In seiner aktiven Zeit war er schlicht der "Eisenschädel", als Trainer gilt er nun fast als "Superhirn": Durch akribische Arbeit, die konsequente Umsetzung seiner Spielphilosophie und sympathische Bodenständigkeit hat sich der Coach seit seinem Amtsantritt vor knapp drei Jahren einen exzellenten Ruf erworben.
"Wir müssen nichts, aber wir wollen etwas. Wenn man etwas will, ist man bereit zu investieren. Wenn man etwas muss, verkrampft man und spielt scheiße", sagt Stanislawski und versucht ständig, seiner Mannschaft, die am Mittwoch im Pokal bei Cup-Verteidiger Werder Bremen antreten musste, die Freude am Spiel zu vermitteln: "Die Jungs haben eine klare Vorgabe. Wir spielen schnell, direkt und flach nach vorne. Das hat sogar Priorität vor dem Resultat. Wenn sich die Mannschaft an diesen Plan hält, kann sich auch mal verlieren."
Als vermeintliches Alibi spielt dies in den Köpfen der Spieler jedoch offenbar keine Rolle. Zu gut ist nach dem starken Start in die Saison und dem derzeitigen dritten Tabellenplatz die Stimmung, zu eng ist die Beziehung zum Vater des Erfolges: "Stani" - so nennen die Profis ihren Coach, so ruft ihn eigentlich ganz Hamburg. Selbst für seine Ehefrau ist "Stani" meist "Stani" und nicht Holger. Seit 1993 gehört der gebürtige Hamburger Stanislawski dem FC St. Pauli an, war Spieler, Sportdirektor, Vize-Präsident und nun schließlich Chefcoach.
Als solcher führte er den Klub bereits in seiner ersten Saison 2006/2007 zurück in die 2. Liga. Die Anhänger sprachen ihn danach heilig: "St. Anislawski" war geboren. Beim DFB hielt sich die Begeisterung über die Trainertätigkeit des neuen Hamburger Hoffnungsträger allerdings in Grenzen. Stanislawski verfügte nicht über die nötige Lizenz. So musste der Coach das Team - zumindest offiziell - zunächst einmal an seinen bisherigen Assistenten Andre Trulsen abgeben und den Fußballlehrer-Lehrgang an der Hennes-Weisweiler-Akademie in Köln absolvieren.
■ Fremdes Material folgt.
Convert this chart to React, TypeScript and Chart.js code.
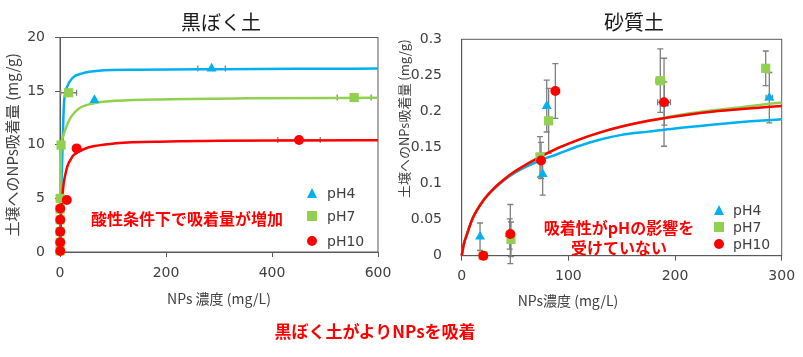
import React, { useEffect, useRef } from "react";
import { Chart, registerables } from "chart.js";
Chart.register(...registerables);

// ---------------- data ----------------
// Left panel: 黒ぼく土
const L_PH4_X = [0.3, 0.3, 0.3, 0.4, 65, 286];
const L_PH4_Y = [1, 2, 3, 4, 14.17, 17.1];
const L_PH4_XERR = [0, 0, 0, 0, 0, 26];

const L_PH7_X = [0.2, 0.2, 0.2, 0.2, 0.3, 0.2, 2, 16.3, 555];
const L_PH7_Y = [0.1, 0.9, 1.9, 3.0, 4.0, 5.0, 9.97, 14.85, 14.4];
const L_PH7_XERR = [0, 0, 0, 0, 0, 0, 0, 15, 32];

const L_PH10_X = [0.5, 0.5, 0.5, 0.5, 0.5, 12.9, 31.4, 451];
const L_PH10_Y = [0.1, 0.9, 1.9, 3.0, 4.05, 4.85, 9.66, 10.45];
const L_PH10_XERR = [0, 0, 0, 0, 0, 0, 0, 40];

const L_FIT4_X = [0, 1, 2.5, 4.2, 5.5, 7.2, 9, 13.4, 23, 42, 73, 150, 300, 450, 600];
const L_FIT4_Y = [0, 3, 6, 8.6, 11, 13.6, 14.6, 15.4, 16.2, 16.65, 16.9, 17.0, 17.05, 17.08, 17.1];
const L_FIT7_X = [0, 0.6, 1.5, 3, 6, 11.3, 20.8, 36.5, 61.7, 105, 206, 350, 600];
const L_FIT7_Y = [0, 5, 8.5, 10.1, 10.8, 11.6, 12.6, 13.4, 13.85, 14.1, 14.25, 14.33, 14.38];
const L_FIT10_X = [0, 1, 2, 4, 7, 10.4, 14, 19.8, 26, 35.5, 54.4, 105, 206, 300, 450, 600];
const L_FIT10_Y = [0, 2, 3.5, 4.9, 6.4, 7.3, 8.0, 8.6, 9.05, 9.35, 9.76, 10.13, 10.3, 10.37, 10.4, 10.42];

const L_X_TICKS = ["0", "200", "400", "600"];
const L_Y_TICKS = ["0", "5", "10", "15", "20"];

// Right panel: 砂質土
const R_PH4_X = [17.2, 45, 75.9, 79.7, 190, 288.4];
const R_PH4_Y = [0.0263, 0.03, 0.113, 0.2075, 0.211, 0.219];
const R_PH4_YERR = [0.019, 0.021, 0.029, 0.036, 0.03, 0.035];
const R_PH4_XERR = [0, 0, 0, 0, 3, 3];

const R_PH7_X = [20, 46.2, 73.4, 81.5, 186.2, 285];
const R_PH7_Y = [0, 0.0227, 0.137, 0.187, 0.2426, 0.2598];
const R_PH7_YERR = [0, 0.024, 0.028, 0.045, 0.044, 0.024];
const R_PH7_XERR = [0, 0, 0, 0, 4, 0];

const R_PH10_X = [20.3, 45.6, 74.4, 87.8, 189.7];
const R_PH10_Y = [0, 0.03, 0.132, 0.2283, 0.2127];
const R_PH10_YERR = [0, 0.041, 0.025, 0.038, 0.061];
const R_PH10_XERR = [0, 0, 0, 0, 6];

const R_FIT_X = [0, 2, 5, 10, 20, 30, 40, 50, 60, 75, 90, 110, 130, 150, 175, 200, 230, 260, 300];
const R_FIT4_Y = [0, 0.016, 0.03, 0.051, 0.076, 0.092, 0.105, 0.115, 0.123, 0.133, 0.141, 0.152, 0.161, 0.1675, 0.172, 0.1765, 0.181, 0.185, 0.189];
const R_FIT7_Y = [0, 0.016, 0.03, 0.051, 0.076, 0.093, 0.106, 0.117, 0.126, 0.138, 0.149, 0.161, 0.171, 0.179, 0.187, 0.194, 0.2005, 0.2055, 0.2125];
const R_FIT10_Y = [0, 0.016, 0.03, 0.051, 0.076, 0.093, 0.106, 0.117, 0.126, 0.138, 0.149, 0.161, 0.171, 0.179, 0.187, 0.193, 0.199, 0.203, 0.2075];

const R_X_TICKS = ["0", "100", "200", "300"];
const R_Y_TICKS = ["0", "0.05", "0.1", "0.15", "0.2", "0.25", "0.3"];

const LEGEND_LABELS = ["pH4", "pH7", "pH10"];
const LEFT_TITLE = "黒ぼく土";
const RIGHT_TITLE = "砂質土";
const Y_TITLE = "土壌へのNPs吸着量 (mg/g)";
const LEFT_X_TITLE = "NPs 濃度 (mg/L)";
const RIGHT_X_TITLE = "NPs濃度 (mg/L)";
const LEFT_NOTE = "酸性条件下で吸着量が増加";
const RIGHT_NOTE = ["吸着性がpHの影響を", "受けていない"];
const BOTTOM_NOTE = "黒ぼく土がよりNPsを吸着";

// ---------------- styles ----------------
const BLUE = "#00B0F0";
const GREEN = "#92D050";
const RED = "#FF0000";
const AXIS = "#595959";
const TXT = "#404040";
const CJK = '"Noto Sans CJK JP", sans-serif';
const NUM = '"DejaVu Sans", sans-serif';

const pts = (xs: number[], ys: number[]) => xs.map((x, i) => ({ x, y: ys[i] }));

type ErrSeries = { xs: number[]; ys: number[]; xErr?: number[]; yErr?: number[] };

function makeErrorBars(series: ErrSeries[]) {
  return {
    id: "errorBars",
    beforeDatasetsDraw(chart: any) {
      const { ctx } = chart;
      const sx = chart.scales.x;
      const sy = chart.scales.y;
      const cap = 3;
      ctx.save();
      ctx.strokeStyle = "#7F7F7F";
      ctx.lineWidth = 1.3;
      for (const s of series) {
        s.xs.forEach((xv, i) => {
          const yv = s.ys[i];
          const px = sx.getPixelForValue(xv);
          const py = sy.getPixelForValue(yv);
          const ye = s.yErr ? s.yErr[i] : 0;
          if (ye) {
            const t = sy.getPixelForValue(yv + ye);
            const b = sy.getPixelForValue(yv - ye);
            ctx.beginPath();
            ctx.moveTo(px, t); ctx.lineTo(px, b);
            ctx.moveTo(px - cap, t); ctx.lineTo(px + cap, t);
            ctx.moveTo(px - cap, b); ctx.lineTo(px + cap, b);
            ctx.stroke();
          }
          const xe = s.xErr ? s.xErr[i] : 0;
          if (xe) {
            const l = sx.getPixelForValue(xv - xe);
            const r = sx.getPixelForValue(xv + xe);
            ctx.beginPath();
            ctx.moveTo(l, py); ctx.lineTo(r, py);
            ctx.moveTo(l, py - cap); ctx.lineTo(l, py + cap);
            ctx.moveTo(r, py - cap); ctx.lineTo(r, py + cap);
            ctx.stroke();
          }
        });
      }
      ctx.restore();
    },
  };
}

const framePlugin = {
  id: "frame",
  beforeDatasetsDraw(chart: any) {
    const { ctx, chartArea: a } = chart;
    ctx.save();
    ctx.strokeStyle = AXIS;
    ctx.lineWidth = 1;
    ctx.strokeRect(a.left, a.top, a.right - a.left, a.bottom - a.top);
    ctx.restore();
  },
};

function markerSets(d4: any[], d7: any[], d10: any[], r: number) {
  return [
    { type: "scatter", data: d10, pointStyle: "circle", pointRadius: r, pointBackgroundColor: RED, pointBorderWidth: 0, backgroundColor: RED, borderColor: RED, showLine: false, order: 0, clip: false },
    { type: "scatter", data: d7, pointStyle: "rect", pointRadius: r * 1.3, pointBackgroundColor: GREEN, pointBorderWidth: 0, backgroundColor: GREEN, borderColor: GREEN, showLine: false, order: 0, clip: false },
    { type: "scatter", data: d4, pointStyle: "triangle", pointRadius: r * 1.15, pointBackgroundColor: BLUE, pointBorderWidth: 0, backgroundColor: BLUE, borderColor: BLUE, showLine: false, order: 0, clip: false },
  ];
}

function lineSet(data: any[], color: string, order: number) {
  return {
    type: "line", data, borderColor: color, backgroundColor: color, borderWidth: 2.5,
    pointRadius: 0, fill: false, cubicInterpolationMode: "monotone", order, clip: false,
  };
}

const tickFont = { family: NUM, size: 14 };

function leftConfig(): any {
  return {
    type: "scatter",
    data: {
      datasets: [
        ...markerSets(pts(L_PH4_X, L_PH4_Y), pts(L_PH7_X, L_PH7_Y), pts(L_PH10_X, L_PH10_Y), 5),
        lineSet(pts(L_FIT10_X, L_FIT10_Y), RED, 1),
        lineSet(pts(L_FIT7_X, L_FIT7_Y), GREEN, 2),
        lineSet(pts(L_FIT4_X, L_FIT4_Y), BLUE, 3),
      ],
    },
    options: {
      responsive: false,
      animation: false,
      layout: { padding: { left: 0, right: 22, top: 37.5, bottom: 0 } },
      plugins: { legend: { display: false }, tooltip: { enabled: false }, title: { display: false } },
      scales: {
        x: {
          type: "linear", min: 0, max: 600,
          ticks: { stepSize: 200, color: TXT, font: tickFont, padding: 8, maxRotation: 0, callback: (_v: any, i: number) => L_X_TICKS[i] },
          grid: { drawOnChartArea: false, tickLength: 5, color: AXIS },
          border: { color: AXIS, width: 1 },
          title: { display: true, text: LEFT_X_TITLE, color: TXT, font: { family: CJK, size: 14, lineHeight: 1.2 }, padding: { top: 0, bottom: 13 } },
          afterFit: (s: any) => { s.height = 68; },
        },
        y: {
          type: "linear", min: 0, max: 20,
          ticks: { stepSize: 5, color: TXT, font: tickFont, padding: 10, callback: (_v: any, i: number) => L_Y_TICKS[i] },
          grid: { drawOnChartArea: false, tickLength: 5, color: AXIS },
          border: { color: AXIS, width: 1 },
          title: { display: true, text: Y_TITLE, color: TXT, font: { family: CJK, size: 15, lineHeight: 1.2 }, padding: { top: 3, bottom: 0 } },
          afterFit: (s: any) => { s.width = 60; },
        },
      },
    },
    plugins: [
      framePlugin,
      makeErrorBars([
        { xs: L_PH4_X, ys: L_PH4_Y, xErr: L_PH4_XERR },
        { xs: L_PH7_X, ys: L_PH7_Y, xErr: L_PH7_XERR },
        { xs: L_PH10_X, ys: L_PH10_Y, xErr: L_PH10_XERR },
      ]),
    ],
  };
}

function rightConfig(): any {
  return {
    type: "scatter",
    data: {
      datasets: [
        ...markerSets(pts(R_PH4_X, R_PH4_Y), pts(R_PH7_X, R_PH7_Y), pts(R_PH10_X, R_PH10_Y), 5),
        lineSet(pts(R_FIT_X, R_FIT10_Y), RED, 1),
        lineSet(pts(R_FIT_X, R_FIT7_Y), GREEN, 2),
        lineSet(pts(R_FIT_X, R_FIT4_Y), BLUE, 3),
      ],
    },
    options: {
      responsive: false,
      animation: false,
      layout: { padding: { left: 0, right: 21.3, top: 39.3, bottom: 0 } },
      plugins: { legend: { display: false }, tooltip: { enabled: false }, title: { display: false } },
      scales: {
        x: {
          type: "linear", min: 0, max: 300,
          ticks: { stepSize: 100, color: TXT, font: tickFont, padding: 7, maxRotation: 0, callback: (_v: any, i: number) => R_X_TICKS[i] },
          grid: { drawOnChartArea: false, tickLength: 5, color: AXIS },
          border: { color: AXIS, width: 1 },
          title: { display: false },
          afterFit: (s: any) => { s.height = 64.3; },
        },
        y: {
          type: "linear", min: 0, max: 0.3,
          ticks: { stepSize: 0.05, color: TXT, font: tickFont, padding: 11.7, callback: (_v: any, i: number) => R_Y_TICKS[i] },
          grid: { display: false },
          border: { display: true, color: AXIS, width: 1 },
          title: { display: true, text: Y_TITLE, align: "end", color: TXT, font: { family: CJK, size: 13, lineHeight: 1.2 }, padding: { top: 0, bottom: 0 } },
          afterFit: (s: any) => { s.width = 65.7; },
        },
      },
    },
    plugins: [
      framePlugin,
      makeErrorBars([
        { xs: R_PH4_X, ys: R_PH4_Y, xErr: R_PH4_XERR, yErr: R_PH4_YERR },
        { xs: R_PH7_X, ys: R_PH7_Y, xErr: R_PH7_XERR, yErr: R_PH7_YERR },
        { xs: R_PH10_X, ys: R_PH10_Y, xErr: R_PH10_XERR, yErr: R_PH10_YERR },
      ]),
    ],
  };
}

const centered = (cx: number, cy: number, extra: React.CSSProperties = {}): React.CSSProperties => ({
  position: "absolute", left: cx, top: cy, transform: "translate(-50%, -50%)", whiteSpace: "nowrap", lineHeight: 1, ...extra,
});

function Marker({ kind, cx, cy }: { kind: number; cx: number; cy: number }) {
  if (kind === 0) {
    return <div style={{ position: "absolute", left: cx - 5.5, top: cy - 5, width: 0, height: 0, borderLeft: "5.5px solid transparent", borderRight: "5.5px solid transparent", borderBottom: `10px solid ${BLUE}` }} />;
  }
  if (kind === 1) {
    return <div style={{ position: "absolute", left: cx - 5, top: cy - 5, width: 10, height: 10, background: GREEN }} />;
  }
  return <div style={{ position: "absolute", left: cx - 5, top: cy - 5, width: 10, height: 10, borderRadius: "50%", background: RED }} />;
}

function Legend({ mx, tx, ys }: { mx: number; tx: number; ys: number[] }) {
  return (
    <>
      {LEGEND_LABELS.map((lab, i) => (
        <React.Fragment key={lab}>
          <Marker kind={i} cx={mx} cy={ys[i]} />
          <div style={{ position: "absolute", left: tx, top: ys[i], transform: "translateY(-50%)", fontFamily: NUM, fontSize: 14, color: TXT, lineHeight: 1, whiteSpace: "nowrap" }}>{lab}</div>
        </React.Fragment>
      ))}
    </>
  );
}

export default function App() {
  const leftRef = useRef<HTMLCanvasElement>(null);
  const rightRef = useRef<HTMLCanvasElement>(null);

  useEffect(() => {
    const c1 = new Chart(leftRef.current as HTMLCanvasElement, leftConfig());
    const c2 = new Chart(rightRef.current as HTMLCanvasElement, rightConfig());
    return () => {
      c1.destroy();
      c2.destroy();
    };
  }, []);

  return (
    <div style={{ position: "absolute", left: 0, top: 0, width: 803, height: 357, background: "#fff", overflow: "hidden" }}>
      <canvas ref={leftRef} width={400} height={320} style={{ position: "absolute", left: 0, top: 0 }} />
      <canvas ref={rightRef} width={407} height={320} style={{ position: "absolute", left: 396, top: 0 }} />

      <div style={centered(221, 22, { fontFamily: CJK, fontSize: 20, color: "#1a1a1a" })}>{LEFT_TITLE}</div>
      <div style={centered(634, 22, { fontFamily: CJK, fontSize: 20, color: "#1a1a1a" })}>{RIGHT_TITLE}</div>

      <div style={centered(568, 300, { fontFamily: CJK, fontSize: 14, color: TXT })}>{RIGHT_X_TITLE}</div>

      <div style={centered(187, 218, { fontFamily: CJK, fontSize: 16, fontWeight: 700, color: RED })}>{LEFT_NOTE}</div>
      <div style={centered(619, 236.7, { fontFamily: CJK, fontSize: 16, fontWeight: 700, color: RED, lineHeight: "20px", textAlign: "center" })}>
        {RIGHT_NOTE[0]}
        <br />
        {RIGHT_NOTE[1]}
      </div>
      <div style={centered(375, 330, { fontFamily: CJK, fontSize: 17, fontWeight: 700, color: RED })}>{BOTTOM_NOTE}</div>

      <Legend mx={312} tx={327} ys={[193, 216, 241]} />
      <Legend mx={719} tx={733} ys={[210, 227, 244]} />
    </div>
  );
}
40.000 Kilometer legte der Pendler Stanislawski während seiner Ausbildung zurück und schloss den Kurs sogar als Jahrgangsbester ab. Dank der Hilfe Trulsens erlebte auch St. Pauli keinen Einbruch, sodass Stanislawski nach bestandener Prüfung wieder auf seinen Chefposten zurückkehren konnte - im Gegensatz zu Christian Wück (Rot Weiss Ahlen), Christian Hock (SV Wehen Wiesbaden) und Henning Bürger (Carl Zeiss Jena), die allesamt an der doppelten Belastung scheiterten und von ihren Klubs entlassen wurden. "Das zeigt, dass man vor Holger Stanislawski absolut den Hut ziehen muss", äußert Markus Babbel, der derzeit neben seiner Tätigkeit als Teamchef des VfB Stuttgart an der Trainerlizenz arbeitet.